Synthetic Aperture Radar (SAR) is used for ground mapping as well as target identification. SAR imaging methods combine the amplitude and phase information of radar returns from a sequence of transmitted pulses. These transmitted pulses are from a relatively small antenna on a moving platform. As the platform moves, the information reflected from the sequence of pulses is combined to arrive at a high resolution SAR image.
The plurality of sequential returns creating a SAR image generated by the transmitted pulses along a presumed known path of the platform make up an array. Theoretically, during the array, amplitude as well as phase information returned from each of the pulses, for each of many range bins, is preserved. The SAR image is formed from the coherent combination of the amplitude and phase of return(s) within each range bin, motion compensated for spatial displacement of the moving platform during the acquisition of the returns for the duration of the array.

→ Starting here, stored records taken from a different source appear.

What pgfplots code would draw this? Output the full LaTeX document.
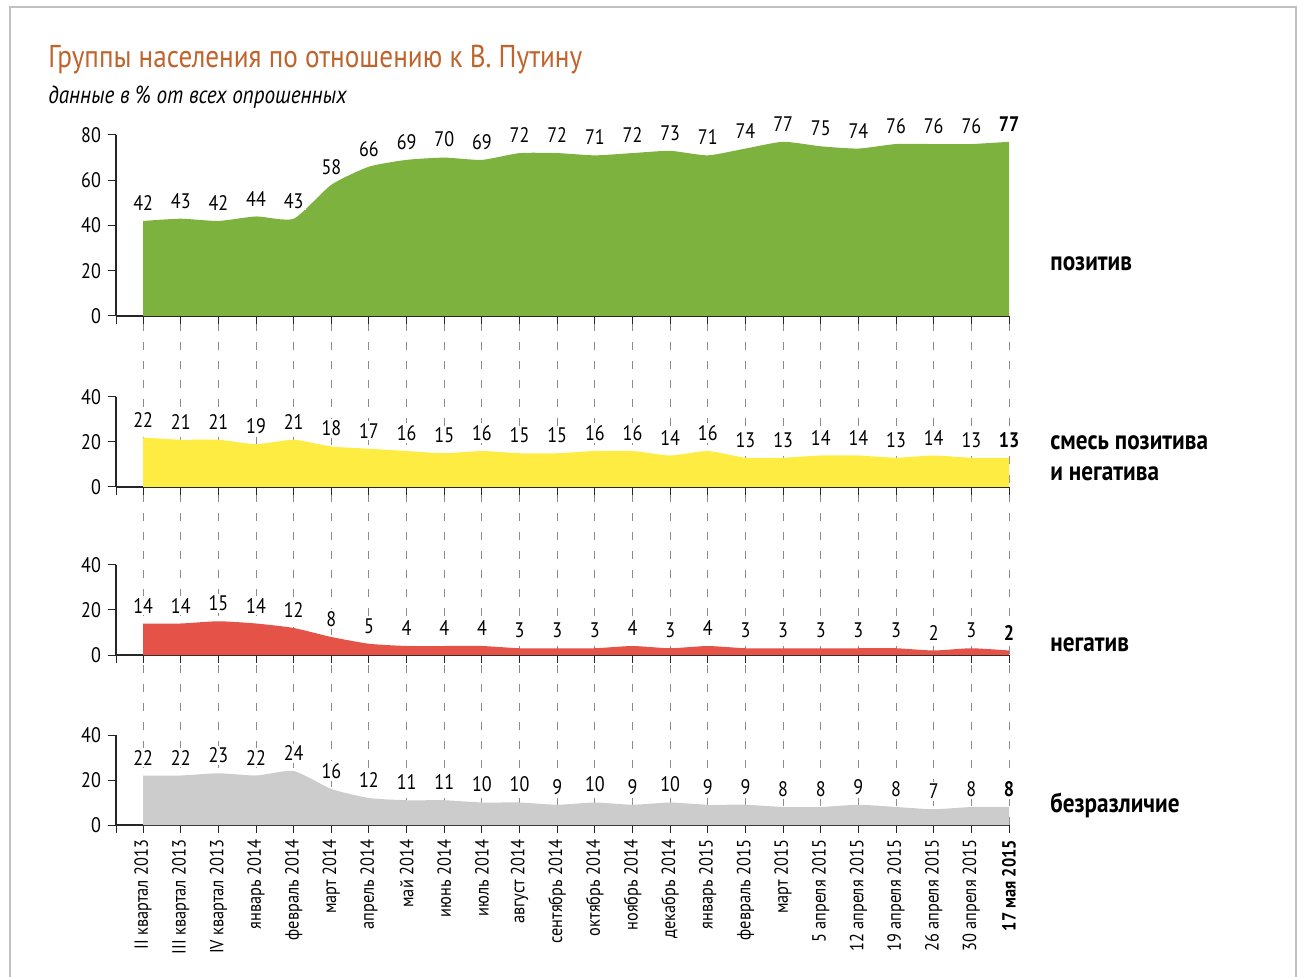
\documentclass[border=0pt]{standalone}
\usepackage{fontspec}
\setmainfont{PT Sans}[FakeStretch=0.86]
\usepackage{pgfplots}
\pgfplotsset{compat=1.18}
\definecolor{cgreen}{RGB}{125,178,63}
\definecolor{cyellow}{RGB}{255,236,66}
\definecolor{cred}{RGB}{229,82,72}
\definecolor{cgray}{RGB}{204,204,204}
\definecolor{ctitle}{RGB}{192,100,45}
\definecolor{cframe}{RGB}{192,192,192}
\pgfplotsset{
 panel/.style={
  scale only axis, width=446.5pt,
  xmin=-0.72, xmax=23, ymin=0,
  axis x line*=bottom, axis y line*=left,
  axis line style={black!85, line width=0.6pt},
  xtick={0,...,23}, xticklabels={},
  extra x ticks={-0.72}, extra x tick labels={},
  tick align=outside, major tick length=4pt,
  tick style={black!85, line width=0.5pt},
  yticklabel style={font=\fontsize{10.5}{12}\selectfont},
  /pgf/number format/assume math mode=true,
  clip=false,
  nodes near coords, point meta=explicit symbolic,
  nodes near coords style={font=\fontsize{10.5}{12}\selectfont, anchor=south, fill=white, inner sep=1pt, yshift=4pt},
 },
 area/.style={draw=none, fill=#1, smooth, tension=0.35},
}
\begin{document}
\begin{tikzpicture}[x=1pt,y=1pt]
\useasboundingbox (0,0) rectangle (650.5,488);
\draw[cframe, line width=1.2pt] (5,-2) -- (5,484.5) -- (648,484.5) -- (648,-2);
\node[anchor=base west, text=ctitle, font=\fontsize{15.8}{19}\selectfont, inner sep=0pt] at (24,454) {Группы населения по отношению к В. Путину};
\node[anchor=base west, font=\itshape\fontsize{12.3}{14}\selectfont, inner sep=0pt] at (24,436) {данные в \% от всех опрошенных};

% grid overlay
\begin{axis}[at={(58pt,75.5pt)}, anchor=south west, scale only axis,
  width=446.5pt, height=254.5pt, xmin=-0.72, xmax=23, ymin=0, ymax=1,
  axis line style={draw=none}, tick style={draw=none},
  xtick={0,...,23}, xticklabels={}, ytick=\empty,
  xmajorgrids, major grid style={black!45, line width=0.5pt, dash pattern=on 4pt off 5.5pt}]
\end{axis}

% panel 1
\begin{axis}[panel, at={(58pt,330pt)}, anchor=south west, height=90.5pt, ymax=80, ytick={0,20,40,60,80}]
\addplot[area=cgreen] table[meta=l] {
x y l
0 42 42
1 43 43
2 42 42
3 44 44
4 43 43
5 58 58
6 66 66
7 69 69
8 70 70
9 69 69
10 72 72
11 72 72
12 71 71
13 72 72
14 73 73
15 71 71
16 74 74
17 77 77
18 75 75
19 74 74
20 76 76
21 76 76
22 76 76
23 77 \textbf{77}
} \closedcycle;
\end{axis}

% panel 2
\begin{axis}[panel, at={(58pt,244.5pt)}, anchor=south west, height=45pt, ymax=40, ytick={0,20,40}]
\addplot[area=cyellow] table[meta=l] {
x y l
0 22 22
1 21 21
2 21 21
3 19 19
4 21 21
5 18 18
6 17 17
7 16 16
8 15 15
9 16 16
10 15 15
11 15 15
12 16 16
13 16 16
14 14 14
15 16 16
16 13 13
17 13 13
18 14 14
19 14 14
20 13 13
21 14 14
22 13 13
23 13 \textbf{13}
} \closedcycle;
\end{axis}

% panel 3
\begin{axis}[panel, at={(58pt,160.5pt)}, anchor=south west, height=45pt, ymax=40, ytick={0,20,40}]
\addplot[area=cred] table[meta=l] {
x y l
0 14 14
1 14 14
2 15 15
3 14 14
4 12 12
5 8 8
6 5 5
7 4 4
8 4 4
9 4 4
10 3 3
11 3 3
12 3 3
13 4 4
14 3 3
15 4 4
16 3 3
17 3 3
18 3 3
19 3 3
20 3 3
21 2 2
22 3 3
23 2 \textbf{2}
} \closedcycle;
\end{axis}

% panel 4
\begin{axis}[panel, at={(58pt,75.5pt)}, anchor=south west, height=45pt, ymax=40, ytick={0,20,40},
  xticklabels={II квартал 2013, III квартал 2013, IV квартал 2013, январь 2014, февраль 2014, март 2014, апрель 2014, май 2014, июнь 2014, июль 2014, август 2014, сентябрь 2014, октябрь 2014, ноябрь 2014, декабрь 2014, январь 2015, февраль 2015, март 2015, 5 апреля 2015, 12 апреля 2015, 19 апреля 2015, 26 апреля 2015, 30 апреля 2015, \textbf{17 мая 2015}},
  xticklabel style={rotate=90, anchor=east, font=\fontsize{9.5}{11}\selectfont}]
\addplot[area=cgray] table[meta=l] {
x y l
0 22 22
1 22 22
2 23 23
3 22 22
4 24 24
5 16 16
6 12 12
7 11 11
8 11 11
9 10 10
10 10 10
11 9 9
12 10 10
13 9 9
14 10 10
15 9 9
16 9 9
17 8 8
18 8 8
19 9 9
20 8 8
21 7 7
22 8 8
23 8 \textbf{8}
} \closedcycle;
\end{axis}

\begin{scope}[every node/.style={anchor=base west, inner sep=0pt, font=\bfseries\fontsize{13.5}{15}\selectfont}]
\node at (525,352.5) {позитив};
\node at (525,263) {смесь позитива};
\node at (525,247.5) {и негатива};
\node at (525,162.5) {негатив};
\node at (525,82) {безразличие};
\end{scope}
\end{tikzpicture}
\end{document}
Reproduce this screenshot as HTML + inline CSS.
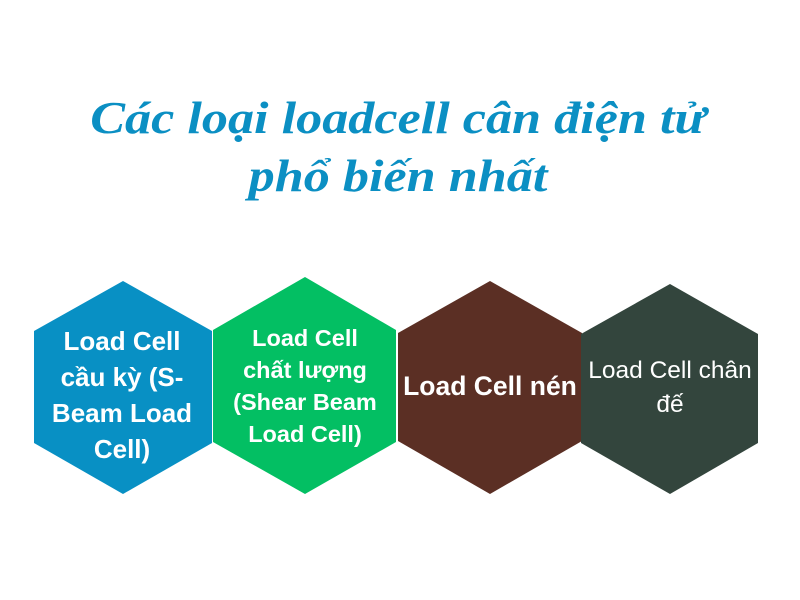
<!DOCTYPE html>
<html><head><meta charset="utf-8"><style>
html,body{margin:0;padding:0;background:#fff;width:800px;height:600px;overflow:hidden;position:relative}
.t{position:absolute;left:0;width:796px;text-align:center;font-family:"Liberation Serif",serif;font-style:italic;font-weight:bold;font-size:45px;color:#0b8fc3;line-height:58px;transform:scaleX(1.16);transform-origin:398px 0}
svg{position:absolute;left:0;top:0}
</style></head><body>
<div class="t" style="top:89px">Các loại loadcell cân điện tử<br>phổ biến nhất</div>
<svg width="800" height="600" font-family="Liberation Sans, sans-serif" fill="#fff" text-anchor="middle">
<polygon points="123,281 212,331 212,443 123,494 34,443 34,331" fill="#0890c4"/>
<polygon points="305,277 396,330 396,442 305,494 213,442 213,330" fill="#03bf63"/>
<polygon points="490,281 582,333 582,441 490,494 398,441 398,333" fill="#5b2f24"/>
<polygon points="670,284 758,334 758,443 670,494 581,443 581,334" fill="#33453d"/>
<g font-weight="bold" font-size="26">
<text x="122" y="350">Load Cell</text>
<text x="122" y="386">cầu kỳ (S-</text>
<text x="122" y="422">Beam Load</text>
<text x="122" y="458">Cell)</text>
</g>
<g font-weight="bold" font-size="23.5">
<text x="305" y="346">Load Cell</text>
<text x="305" y="378">chất lượng</text>
<text x="305" y="410">(Shear Beam</text>
<text x="305" y="442">Load Cell)</text>
</g>
<text x="490" y="395" font-weight="bold" font-size="26.5">Load Cell nén</text>
<g font-size="24.5">
<text x="670" y="378">Load Cell chân</text>
<text x="670" y="412">đế</text>
</g>
</svg>
</body></html>
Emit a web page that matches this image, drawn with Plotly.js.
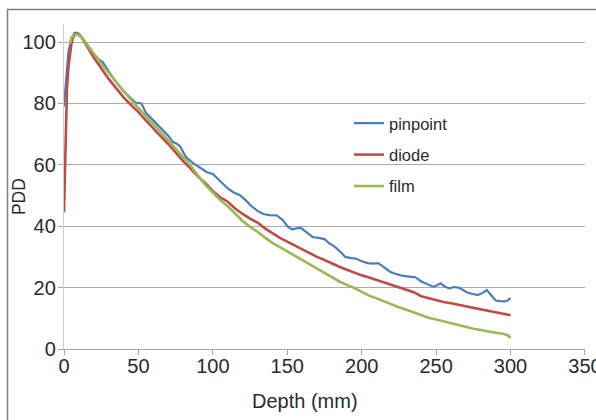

One difficulty presented in SAR imaging occurs when a number of radar pulse returns forming the required sequence of returns in an array may be missing. The missing pulses may arise because of, for example, multi-mode operation wherein a different mode is entered during an array. The missing pulses within the partial array blur the resulting SAR image, obfuscating details thus rendering it of limited utility, necessitating restoration of the missing pulse returns. A second difficulty may occur when portions of radar pulse returns are corrupted due to interference or obstruction of the radar line-of-sight. In either case, the SAR image will benefit through supplying substitute data that minimizes phase discontinuities and allows the existing signals to propagate. In the descriptions and claims herein, “corrupted data” refers to regions of either missing data or data actively corrupted due to interference or obstruction.